Power of Knockoffs

Posted on Feb 28, 2026

Tags: Knockoffs

This note is for Ke, Zheng Tracy, Jun S. Liu, and Yucong Ma. “Power of Knockoff: The Impact of Ranking Algorithm, Augmented Design, and Symmetric Statistic.” arXiv:2010.08132. Preprint, arXiv, February 13, 2024.

power of knockoff: the impact of ranking algorithm, augmented design, and symmetric statistic

knockoff has three key components:

• ranking algorithm
• augmented design
• symmetric statistic

various combinations of the three components, obtain a collection of variants of knockoff

goal: all variants guarantee finite-sample FDR control, and the goal is to compare their power

assume a Rare and Weak signal model on regression coefficients and compare the power of different variants of knockoff by deriving explicit formulas of false positive rate and false negative rate

compare the power of knockoff with its propotype- a method that uses the same ranking algorithm but has access to an ideal threshold

three components should coordinate so that the resulting importance metrics for null variables ($\beta_j=0$) have symmetric distributions and that the importance metrics for non-null variables ($\beta_j\neq 0$) are positive with high probability.

the literature has revealed insights on how to choose these components to get a valid FDR control, but there is little understanding on how to design them to boost power

for each variant of knockoff, also consider its prototype, which applies the ranking algorithm to the original design $X$ and selects variables by applying an ideal threshold on the importance metrics output by the ranking algorithm

the comparison of knockoff and its prototype reveals the key difference between FDR control and variable selection — we need to pay an extra price to find a data-driven threshold

regime of rare and weak signals

\[\#\{j:\beta_j\neq 0\} \sim p^{1-\vartheta}, \qquad \vert \beta_j\vert \sqrt{2r\log(p)}\;\text{if }\vert\beta_j\vert \neq 0\]
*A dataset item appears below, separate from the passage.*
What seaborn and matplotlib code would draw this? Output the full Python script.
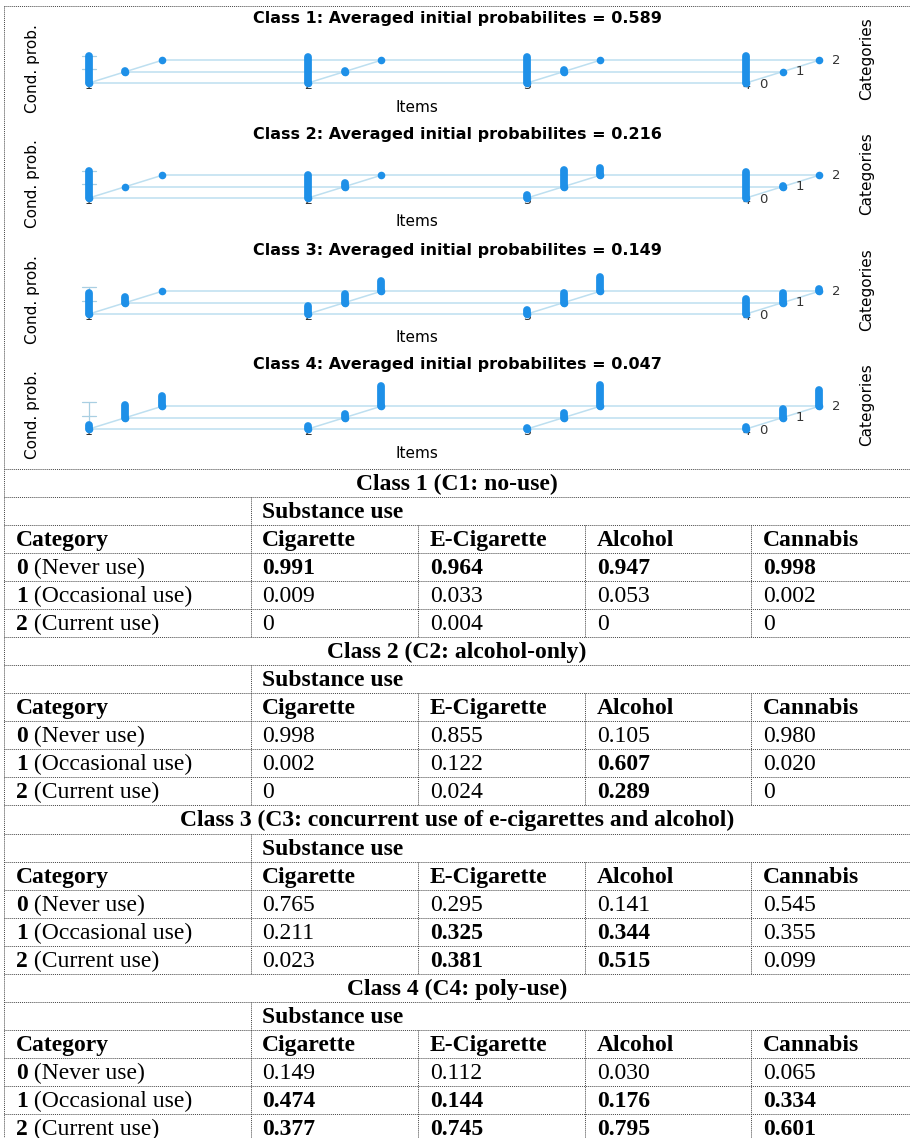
import numpy as np
import pandas as pd
import matplotlib.pyplot as plt
import seaborn as sns

# ---- data ----
items = ['Cigarette', 'E-Cigarette', 'Alcohol', 'Cannabis']
cat_codes = ['0', '1', '2']
cat_names = ['Never use', 'Occasional use', 'Current use']
class_names = ['Class 1 (C1: no-use)', 'Class 2 (C2: alcohol-only)',
               'Class 3 (C3: concurrent use of e-cigarettes and alcohol)',
               'Class 4 (C4: poly-use)']
init_probs = [0.589, 0.216, 0.149, 0.047]

# rows = category 0/1/2, columns = items
c1_probs = [[0.991, 0.964, 0.947, 0.998],
            [0.009, 0.033, 0.053, 0.002],
            [0, 0.004, 0, 0]]
c2_probs = [[0.998, 0.855, 0.105, 0.980],
            [0.002, 0.122, 0.607, 0.020],
            [0, 0.024, 0.289, 0]]
c3_probs = [[0.765, 0.295, 0.141, 0.545],
            [0.211, 0.325, 0.344, 0.355],
            [0.023, 0.381, 0.515, 0.099]]
c4_probs = [[0.149, 0.112, 0.030, 0.065],
            [0.474, 0.144, 0.176, 0.334],
            [0.377, 0.745, 0.795, 0.601]]

c1_bold = [[1, 1, 1, 1], [0, 0, 0, 0], [0, 0, 0, 0]]
c2_bold = [[0, 0, 0, 0], [0, 0, 1, 0], [0, 0, 1, 0]]
c3_bold = [[0, 0, 0, 0], [0, 1, 1, 0], [0, 1, 1, 0]]
c4_bold = [[0, 0, 0, 0], [1, 1, 1, 1], [1, 1, 1, 1]]

all_probs = [c1_probs, c2_probs, c3_probs, c4_probs]
all_bold = [c1_bold, c2_bold, c3_bold, c4_bold]

# ---- layout ----
W, H = 910, 1138
sns.set_theme(style='white')
plt.rcParams['font.family'] = ['DejaVu Sans']
plt.rcParams['text.color'] = 'black'

fig = plt.figure(figsize=(W / 100, H / 100), dpi=100)

def fx(px):
    return px / W

def fy(py):
    return 1 - py / H

BLUE = '#1e90e8'
LIGHT = '#bddff0'
SERIF = 'Liberation Serif'

# table / border axes in pixel coordinates
ax_t = fig.add_axes([0, 0, 1, 1])
ax_t.set_xlim(0, W)
ax_t.set_ylim(H, 0)
ax_t.axis('off')

# projection of (item, category, prob) onto the flat panel
item_step, cat_dy = 6, 0.42
px_x, px_y, x0_px = 36.5, 27.0, 89
baselines = [83, 198, 314, 429]

for p, probs in enumerate(all_probs):
    b = baselines[p]
    ax = fig.add_axes([0, fy(b + 40), 1, 112 / H])

    rows = []
    for k in range(3):
        for i in range(4):
            rows.append({'item': i + 1, 'cat': k, 'prob': probs[k][i],
                         'X': i * item_step + k, 'Y': k * cat_dy})
    df = pd.DataFrame(rows)

    # grid lines: one per category across items, one diagonal per item
    for k in range(3):
        d = df[df['cat'] == k]
        ax.plot(d['X'], d['Y'], color=LIGHT, lw=1.1, zorder=1)
    for i in range(1, 5):
        d = df[df['item'] == i]
        ax.plot(d['X'], d['Y'], color=LIGHT, lw=1.1, zorder=1)

    # probability axis at item 1
    hw = 7 / px_x
    ax.plot([0, 0], [0, 1], color='#a9cfe2', lw=0.9, zorder=1.5)
    for t in [0.5, 1.0]:
        ax.plot([-hw, hw], [t, t], color='#a9cfe2', lw=0.9, zorder=1.5)

    # bars
    lc = ax.vlines(df['X'], df['Y'], df['Y'] + df['prob'], color=BLUE,
                   lw=5.6, zorder=3)
    lc.set_capstyle('round')
    sns.scatterplot(data=df, x='X', y='Y', color=BLUE, s=30, linewidth=0,
                    ax=ax, zorder=3, legend=False)
    ax.set_xlim(-x0_px / px_x, (W - x0_px) / px_x)
    ax.set_ylim(-40 / px_y, 72 / px_y)
    ax.axis('off')

    # tick labels
    for i in range(4):
        ax.text(i * item_step, -0.08, str(i + 1), ha='center', va='center',
                fontsize=9, color='#333333', zorder=0.5)
    for k in range(3):
        ax.text(3 * item_step + k + 0.47, k * cat_dy - (0.06 if k == 0 else 0),
                cat_codes[k], ha='center', va='center', fontsize=9.5,
                color='#333333')

    fig.text(fx(457), fy(b - 64), 'Class %d: Averaged initial probabilites = %.3f'
             % (p + 1, init_probs[p]), ha='center', va='center',
             fontsize=11.5, fontweight='bold')
    fig.text(fx(417), fy(b + 24), 'Items', ha='center', va='center', fontsize=11)
    fig.text(fx(32), fy(b - 14), 'Cond. prob.', ha='center', va='center',
             rotation=90, fontsize=11)
    fig.text(fx(867), fy(b - 24), 'Categories', ha='center', va='center',
             rotation=90, fontsize=11)

# ---- table ----
dot = dict(color='#444444', lw=0.7, ls=(0, (1, 1)))
top, rh = 469, 28.04
col_lines = [251, 418, 585, 751]
col_text = [16, 262, 430, 597, 763]
fs = 17

ax_t.plot([4, W], [6, 6], **dot)
ax_t.plot([4, 4], [6, H], **dot)

for c in range(4):
    r0 = top + c * 6 * rh
    for r in range(6):
        ax_t.plot([4, W], [r0 + r * rh] * 2, **dot)
    ax_t.plot([col_lines[0]] * 2, [r0 + rh, r0 + 2 * rh], **dot)
    for xl in col_lines:
        ax_t.plot([xl] * 2, [r0 + 2 * rh, r0 + 6 * rh], **dot)

    ax_t.text(457, r0 + 21, class_names[c], ha='center', va='baseline',
              family=SERIF, fontsize=fs, fontweight='bold')
    ax_t.text(col_text[1], r0 + rh + 21, 'Substance use', va='baseline',
              family=SERIF, fontsize=fs, fontweight='bold')
    ax_t.text(col_text[0], r0 + 2 * rh + 21, 'Category', va='baseline',
              family=SERIF, fontsize=fs, fontweight='bold')
    for i, name in enumerate(items):
        ax_t.text(col_text[i + 1], r0 + 2 * rh + 21, name, va='baseline',
                  family=SERIF, fontsize=fs, fontweight='bold')
    for k in range(3):
        yb = r0 + (3 + k) * rh + 21
        t = ax_t.text(col_text[0], yb, cat_codes[k], va='baseline',
                      family=SERIF, fontsize=fs, fontweight='bold')
        ax_t.annotate(' (%s)' % cat_names[k], xy=(1, 0), xycoords=t,
                      ha='left', va='bottom', family=SERIF, fontsize=fs)
        for i in range(4):
            v = all_probs[c][k][i]
            s = '0' if v == 0 else '%.3f' % v
            ax_t.text(col_text[i + 1], yb, s, va='baseline', family=SERIF,
                      fontsize=fs,
                      fontweight='bold' if all_bold[c][k][i] else 'normal')

fig.savefig('out.png', dpi=100)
the power of an FDR control method depends on the target FDR level $q$. instead of fixing $q$, derive a trade-off diagram between FDR and the TPR as $q$ varies

related literature

• Su et al. (2017): a framework for studying the trade-off between FPR and TPR across the lasso solution path
• Weinstein et al. (2017) and Weinstein et al. (2021): extend this framework to find a tradeoff for the knockoff filter, when the ranking algorithm is the Lasso and thresholded Lasso, respectively
  • for linear sparsity and independent Gaussian design
  • here in this paper, $\beta$ is much sparser, and the overall signal strength as characterized by $\Vert\beta\Vert$ is much smaller. and primarily interested in correlated designs
• Liu and Rigollet (2019): gave sufficient and necessary conditions on $X$ such that knockoffs has a full power for correlated designs, but they did not provide an explicit tradeoff diagram
  • not apply to the orthodox knockoff but only to a variant of knockoff that uses de-biased Lasso as the ranking algorithm
• Fan et al. (2019): study the power of model-X knockoff for arbitrary sparsity, under a stronger signal strength
• Javanmard and Javadi (2019): using de-biased Lasso for FDR control
• Wang and Janson (2022) and Spector and Janson (2022): consider linear sparsity and iid Gaussian designs, and found a disadvantage of power by constructing augumented design as in the orthodox knockoff
• Li and Fithian (2021): recast the fix-X knockoff as a conditional post-selection inference method and studied its power
• in a sequel of papers (Ji and Jin, 2012; Jin et al. 2014; Ke et al., 2014), the rare/weak signal model was used to study variable selection
  • focus on the class of Screen-and-Clean methods for variable selection and proved its optimality under various design classes

2 The knockoff filter, its variant and prototypes

three key components

1. ranking alg
2. augmented design, $[X, \tilde X]$
3. symmetric statistic $f(\cdot, \cdot)$

For $f$, $f$ can be anti-symmetric function. two popular choices: signed maximum statistic and the difference statistic

\[f^{sgm}(u, v) = \sgn(u-v)\cdot \max(u, v), \qquad f^{dif}(u, v) = u-v\]

4 Impact of the symmetric statistic

in the orthogonal design,

\[Z_j = \vert x_j'y\vert,\qquad \text{and} \qquad \tilde Z_j = \vert\tilde x_j'y\vert,\qquad 1\le j\le p\]

consider the two symmetric statistics: sgm and dif

phase diagram:

• region of exact recovery (ER)
• region of almost full recovery (AFR)
• region of No Recovery (NR)

signed maximum is optimal among all symmetric statistics, because its phase diagram already matches with the information-theoretic lower bound.